By Hannah Vanderpool
I’m a writer who also happens to homeschool three middle-schoolers. This means that any time I devote to honing my craft, meeting project deadlines, and working on long-term writing goals must be carved out of an already full and noisy day. I used to write as if I were shoplifting, stealing moments in the bathroom or in my bedroom, with the door locked. Every minute in which I managed to wrangle thoughts into words uninterrupted felt like a piece of sparkly merchandise hidden under my coat.
Once I wrote an entire novel in a month using this write-while–the-kids-aren’t-looking method. It was thrilling and ridiculous and stands out as a feat only slightly less insane than, say, giving birth to three children in the span of thirty-two months. The problem was that, although I had an entire first draft at the end of that month (and Mama loves her completed projects) it wasn’t any good. I had written like a hunted animal and it showed. I realized that the heart-pumping pace had forced me to produce, but it wasn’t even close to my best work. And, anyway, writing like it’s the end of the world wasn’t a long-term solution to the problem of never having enough time to write.
It was when I realized that writing is forever, that the work is never actually finished, that I was able to develop a different mindset and make real, reliable time to do it. It meant that I had to get up very early, while my kids were still snoring, and open up the laptop. Still in pajamas, in the dark, quiet space of my bedroom, I had to learn to make the most of my time, sometimes writing less than I wanted to, sometimes more.

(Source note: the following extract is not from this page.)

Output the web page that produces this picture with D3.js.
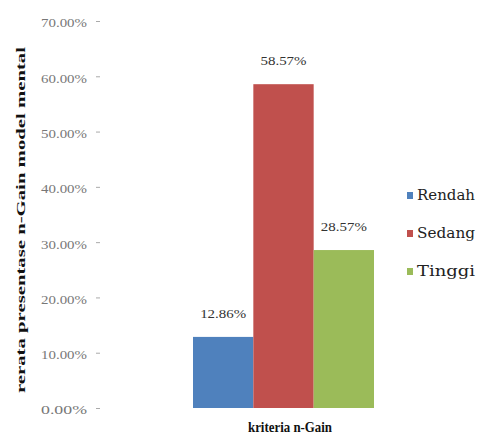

Eventually I settled in to producing between 500 and 1,000 words each morning without the aid of adrenaline and cortisol. This was nothing like the output I’d managed when I crammed a novel into a month and, at first, I was tempted to feel sorry for myself, to give in the feeling that I wasn’t accomplishing much. The pace was mundane, work-a-day, normal. But each day, as I looked over the work I’d done the following morning, I realized that I wanted to trash less and keep more. I discovered that this was because I was writing at the pace of my thoughts, not trying to outrun them.
Over time, I’ve been able to produce thousands of words with those two morning hours, many of them for keeps. I’m able to continue homeschooling my kids, giving them the freedom to discover their passions the way I’ve discovered mine, and meet important writing goals. The key, for me, is to be consistent, to go as slowly as I need to, and to remember that I’ll get to do it all again tomorrow.
Hannah Vanderpool is a writer, world traveler, and homeschooler to three interesting middle-schoolers. She can’t imagine a world without sisters and books. You can visit her at www.prayingwithoneeyeopen.wordpress.com and
http://www.prayingwithoneeyeopen.wordpress.com or connect on Twitter @HannahVPool.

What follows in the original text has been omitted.